• _Goal_
Produce a word-for-word copy of the listing below without its pictures.

• • •

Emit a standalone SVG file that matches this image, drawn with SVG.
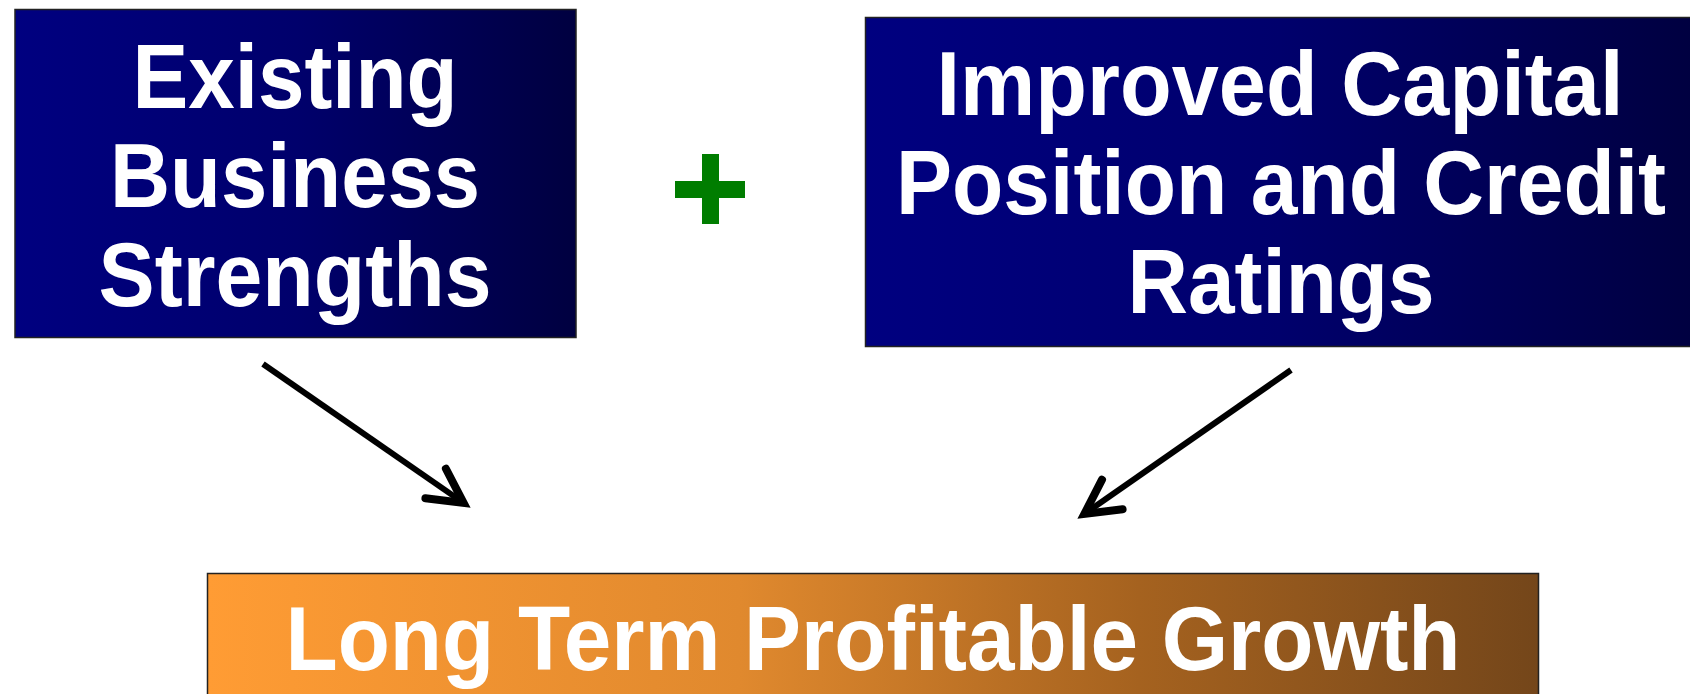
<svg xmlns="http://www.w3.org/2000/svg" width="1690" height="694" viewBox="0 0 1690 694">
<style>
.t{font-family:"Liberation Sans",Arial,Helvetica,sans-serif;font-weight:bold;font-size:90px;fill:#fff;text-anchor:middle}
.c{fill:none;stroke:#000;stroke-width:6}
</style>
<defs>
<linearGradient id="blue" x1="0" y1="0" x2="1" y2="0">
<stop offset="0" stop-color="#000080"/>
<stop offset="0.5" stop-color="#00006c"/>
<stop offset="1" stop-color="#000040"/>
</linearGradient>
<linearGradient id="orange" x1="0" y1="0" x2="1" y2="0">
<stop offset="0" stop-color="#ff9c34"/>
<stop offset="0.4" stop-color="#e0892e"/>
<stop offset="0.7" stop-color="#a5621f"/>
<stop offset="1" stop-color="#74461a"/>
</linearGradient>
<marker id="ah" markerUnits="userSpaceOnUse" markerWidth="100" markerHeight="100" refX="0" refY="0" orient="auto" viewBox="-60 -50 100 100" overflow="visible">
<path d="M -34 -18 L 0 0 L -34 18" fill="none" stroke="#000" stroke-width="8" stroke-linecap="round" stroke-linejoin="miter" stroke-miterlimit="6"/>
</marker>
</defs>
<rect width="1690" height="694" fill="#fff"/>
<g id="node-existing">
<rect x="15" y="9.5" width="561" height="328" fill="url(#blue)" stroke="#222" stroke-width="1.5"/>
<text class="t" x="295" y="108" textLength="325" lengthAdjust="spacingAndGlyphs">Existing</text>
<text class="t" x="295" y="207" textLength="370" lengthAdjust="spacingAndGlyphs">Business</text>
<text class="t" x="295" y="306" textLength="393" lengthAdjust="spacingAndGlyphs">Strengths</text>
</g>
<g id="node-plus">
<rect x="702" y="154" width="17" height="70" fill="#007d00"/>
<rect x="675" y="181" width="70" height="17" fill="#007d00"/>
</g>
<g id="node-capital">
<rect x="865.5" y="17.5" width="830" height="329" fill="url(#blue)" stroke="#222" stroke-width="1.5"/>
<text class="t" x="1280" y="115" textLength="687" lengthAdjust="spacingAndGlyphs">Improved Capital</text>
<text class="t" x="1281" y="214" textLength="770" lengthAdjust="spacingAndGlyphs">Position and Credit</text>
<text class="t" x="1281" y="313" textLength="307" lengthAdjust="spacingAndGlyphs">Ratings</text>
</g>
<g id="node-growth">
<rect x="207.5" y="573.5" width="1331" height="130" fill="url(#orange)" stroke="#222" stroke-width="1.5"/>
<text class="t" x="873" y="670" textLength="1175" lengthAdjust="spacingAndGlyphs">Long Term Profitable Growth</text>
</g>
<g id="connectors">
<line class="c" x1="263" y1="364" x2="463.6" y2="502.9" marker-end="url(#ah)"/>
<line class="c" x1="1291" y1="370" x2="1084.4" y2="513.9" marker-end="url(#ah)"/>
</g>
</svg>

• • •

• _Written solution_
Emit a standalone SVG file that matches this image, drawn with SVG.
<svg xmlns="http://www.w3.org/2000/svg" width="1690" height="694" viewBox="0 0 1690 694">
<style>
.t{font-family:"Liberation Sans",Arial,Helvetica,sans-serif;font-weight:bold;font-size:90px;fill:#fff;text-anchor:middle}
.c{fill:none;stroke:#000;stroke-width:6}
</style>
<defs>
<linearGradient id="blue" x1="0" y1="0" x2="1" y2="0">
<stop offset="0" stop-color="#000080"/>
<stop offset="0.5" stop-color="#00006c"/>
<stop offset="1" stop-color="#000040"/>
</linearGradient>
<linearGradient id="orange" x1="0" y1="0" x2="1" y2="0">
<stop offset="0" stop-color="#ff9c34"/>
<stop offset="0.4" stop-color="#e0892e"/>
<stop offset="0.7" stop-color="#a5621f"/>
<stop offset="1" stop-color="#74461a"/>
</linearGradient>
<marker id="ah" markerUnits="userSpaceOnUse" markerWidth="100" markerHeight="100" refX="0" refY="0" orient="auto" viewBox="-60 -50 100 100" overflow="visible">
<path d="M -34 -18 L 0 0 L -34 18" fill="none" stroke="#000" stroke-width="8" stroke-linecap="round" stroke-linejoin="miter" stroke-miterlimit="6"/>
</marker>
</defs>
<rect width="1690" height="694" fill="#fff"/>
<g id="node-existing">
<rect x="15" y="9.5" width="561" height="328" fill="url(#blue)" stroke="#222" stroke-width="1.5"/>
<text class="t" x="295" y="108" textLength="325" lengthAdjust="spacingAndGlyphs">Existing</text>
<text class="t" x="295" y="207" textLength="370" lengthAdjust="spacingAndGlyphs">Business</text>
<text class="t" x="295" y="306" textLength="393" lengthAdjust="spacingAndGlyphs">Strengths</text>
</g>
<g id="node-plus">
<rect x="702" y="154" width="17" height="70" fill="#007d00"/>
<rect x="675" y="181" width="70" height="17" fill="#007d00"/>
</g>
<g id="node-capital">
<rect x="865.5" y="17.5" width="830" height="329" fill="url(#blue)" stroke="#222" stroke-width="1.5"/>
<text class="t" x="1280" y="115" textLength="687" lengthAdjust="spacingAndGlyphs">Improved Capital</text>
<text class="t" x="1281" y="214" textLength="770" lengthAdjust="spacingAndGlyphs">Position and Credit</text>
<text class="t" x="1281" y="313" textLength="307" lengthAdjust="spacingAndGlyphs">Ratings</text>
</g>
<g id="node-growth">
<rect x="207.5" y="573.5" width="1331" height="130" fill="url(#orange)" stroke="#222" stroke-width="1.5"/>
<text class="t" x="873" y="670" textLength="1175" lengthAdjust="spacingAndGlyphs">Long Term Profitable Growth</text>
</g>
<g id="connectors">
<line class="c" x1="263" y1="364" x2="463.6" y2="502.9" marker-end="url(#ah)"/>
<line class="c" x1="1291" y1="370" x2="1084.4" y2="513.9" marker-end="url(#ah)"/>
</g>
</svg>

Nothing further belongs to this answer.